MotoGP Tech Director Finds No Breach of Moto3 Rev Limits by Honda in 2015

MotoGP's Technical Director has rejected KTM's claim that Honda exceeded the official Moto3 rev limit during the 2015 season. In an official statement issued today, Danny Aldridge said that he and his technical team had examined the official rev limiter used in Moto3 and verified that it was operating correctly, and that although there had been overshoots of the rev limit, these were very small and very brief. 

Aldridge went on to confirm much of what had found when we investigated the issue at the end of February. Speaking to Peter Bom, crew chief of 2015 Moto3 world champion on a Honda Danny Kent, Bom explained that the issue had been about the way in which Honda had optimized the point at which the rev limiter cut in, and this is what had caused the confusion. The Honda approach was very different to that of KTM, meaning that riders who had switched from Honda to KTM in 2016 were reporting to KTM engineers that the Honda felt like it had been over-revving. 

In the statement put out by Aldridge, the Technical Director explained that a high revving single cylinder 250cc four stroke engine was hard to stop in its tracks once it reached the rev limit. The time it took between the moment the ECU identified that the rev limit had been breached and the point at which it started to cut the ignition was long enough for their to be a very brief overrun of the allowed rev limit. These were, however, only "modest and temporary".

The issue is to be discussed further at Qatar, in the Moto3 Class Working Group, which includes representatives of all of the manufacturers racing in Moto3. No doubt the finer details will be thrashed out there, when Honda and KTM will meet face to face to discuss their differences.

The official statement is shown below. 

Statement Of the Technical Director:
Moto3 Class Maximum Rev Limits

You will probably be aware that there was recent speculation in the specialist media that data existed which showed some Moto3 machines exceeding the maximum 13,500 rpm limit imposed in the regulations.

Frankly, this came as no surprise to us because with a single cylinder 4-stroke engine it is very difficult for the ECU to cut power at precisely the moment when the rev limit is reached. Depending on the signal used by the ECU to measure the revs there can be a period of a few milliseconds where target revs are exceeded by a small amount.

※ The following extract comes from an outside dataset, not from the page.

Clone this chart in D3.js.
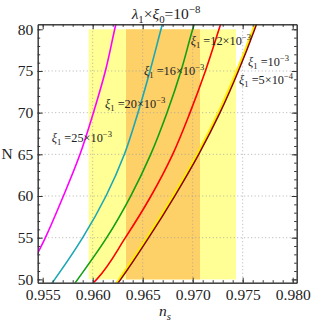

After further checks on the 2015 limiter we have established that there is nothing unusual or unexpected about how the rev limiter works and that the cut point is consistent on all engines. Nevertheless, moderate and temporary overshoots of the defined rev limit were identified.

All regulations for the Moto3 class are agreed within the Moto3 Class Working Group which includes delegates from all participating manufacturers. A meeting of this Group had already been convened to take place during the Qatar GP. The original purpose was to discuss future developments in this class. We will now add the rev limit issue to the agenda for this meeting.

There is no desire to reduce the point at which the limiter cuts power just to avoid data showing minimal overshoots. It may therefore be necessary to modify regulations to take account of inevitable overshoots but, of course, other solutions may also be considered by the working group.

Further information will be provided after the Qatar meeting.